There, she joined a group of former inmates who agreed to share their personal experiences on camera, and confirmed that the prison life OITNB portrays is not far from what really happens inside an all-female penitentiary.

“A lot of drugs in prison, huh? Who brings it in? The cops?” Chelsea asked the group.

“So long as there is one person that leaves any facility every single day and comes back the next day, there will always be some form of contraband,” one of them replied. “Truthfully, it either comes in somebody’s lunch pail or butt cheeks.”

When Chelsea inquired about the truthfulness in the show’s depiction of real life in prison, one woman responded, “When I came home and I watched it, I cried. I cried because that family-oriented in there…I have my pen mom still that’s a lifer and I’m a waiting for her to come home. I cried because those women, they raised me in there.”

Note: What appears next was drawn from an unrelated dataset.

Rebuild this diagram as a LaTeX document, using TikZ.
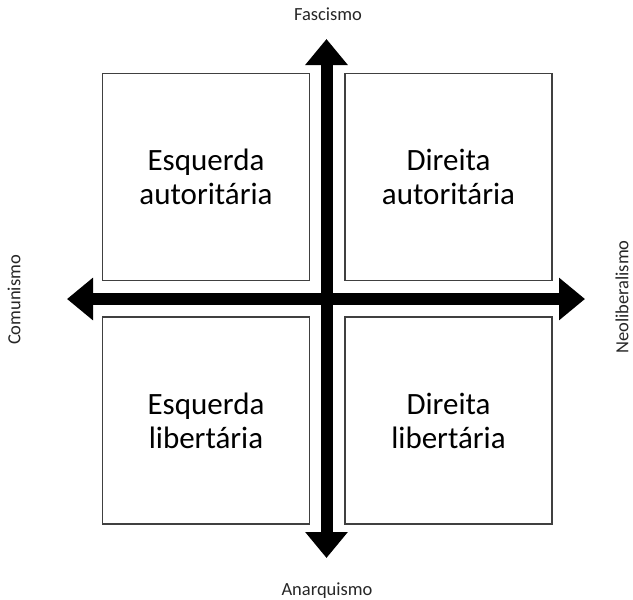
\documentclass[tikz,border=0pt]{standalone}
\usepackage{fontspec}
\setmainfont{Carlito}
\usetikzlibrary{arrows.meta}
\begin{document}
\begin{tikzpicture}[x=1pt,y=-1pt,
  quad/.style={draw=black!75,line width=1.2pt,minimum width=207pt,minimum height=207pt,
    inner sep=0pt,align=center,font=\fontsize{31}{34}\selectfont},
  axislabel/.style={inner sep=0pt,font=\fontsize{18.5}{22}\selectfont,text=black!85},
  axis/.style={line width=12pt,{Triangle[length=26pt,width=41pt]}-{Triangle[length=26pt,width=41pt]}}]
\useasboundingbox (0,0) rectangle (633,600);
\node[quad] (tl) at (206,177) {Esquerda\\autoritária};
\node[quad] (tr) at (448.5,177) {Direita\\autoritária};
\node[quad] (bl) at (206,420.5) {Esquerda\\libertária};
\node[quad] (br) at (448.5,420.5) {Direita\\libertária};
\coordinate (W) at (67,299);
\coordinate (E) at (585,299);
\coordinate (N) at (326.5,39);
\coordinate (S) at (326.5,558);
\draw[axis] (W) -- (E);
\draw[axis] (N) -- (S);
\node[axislabel,anchor=base] (fasc) at (328,20) {Fascismo};
\node[axislabel,anchor=base] (anar) at (327,595) {Anarquismo};
\node[axislabel,rotate=90] (com) at (14,300) {Comunismo};
\node[axislabel,rotate=90] (neo) at (622,297) {Neoliberalismo};
\end{tikzpicture}
\end{document}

Another topic Chelsea chose to bring during her interview with the ladies at the ARC was sex life in prison. Throughout the years, TV and film productions have exploited, or sexualized/glamorized inmate relationships behind prison walls, BUT…Is everyone having sex in jail?

“Not everybody,” one of the girls at ACR told Chelsea.

“Because I’m not a lesbian. I don’t think I’d be going down on a girl just because I’m in prison,” Handler said, interrupting the girl’s thought process.

After the other ladies added their input on “being gay for the stay,” the woman continued, “It’s not like how people make it seem out here, ‘Oh if you hit prison they make you a lesbian.’ No! If you end up connecting with someone…There have been girls that have never been with women for, like, eight years when they’re in there. And on their eighth year, they connected with a human being. They connected with another person. But’s not like, ‘Oh, I’m going to attack you until you become gay because you’re so beautiful.’ That doesn’t happen.”

Both groups of women, OITNB’s cast and the ladies at ARC, agreed that the show has created awareness towards the issues the United States prison system currently faces, and explained that the narratives in some of these episodes have encouraged citizens across the country, including the media, to open dialogue regarding such issues.

Before “Orange is the New Black,” there was “Capadocia.” An HBO Latino original series which premiered in Mexico in 2008. The show told the stories of several women imprisoned for different reasons in an experimental correctional facility in Mexico City. Unfortunately – and possibly because of its too-close-to-home depiction of the Mexican government and their relationship with drug cartels, the ever-growing corruption in the system, and its lesbian content – it was cancelled after season 3.

If you are interested in finding out the similarities and discrepancies between these two great TV productions, you can find all 3 seasons of “Capadocia” on HBO Go. “Dinner Party: Going to Prison” is available to stream on Netflix. Go check it out if you haven’t yet!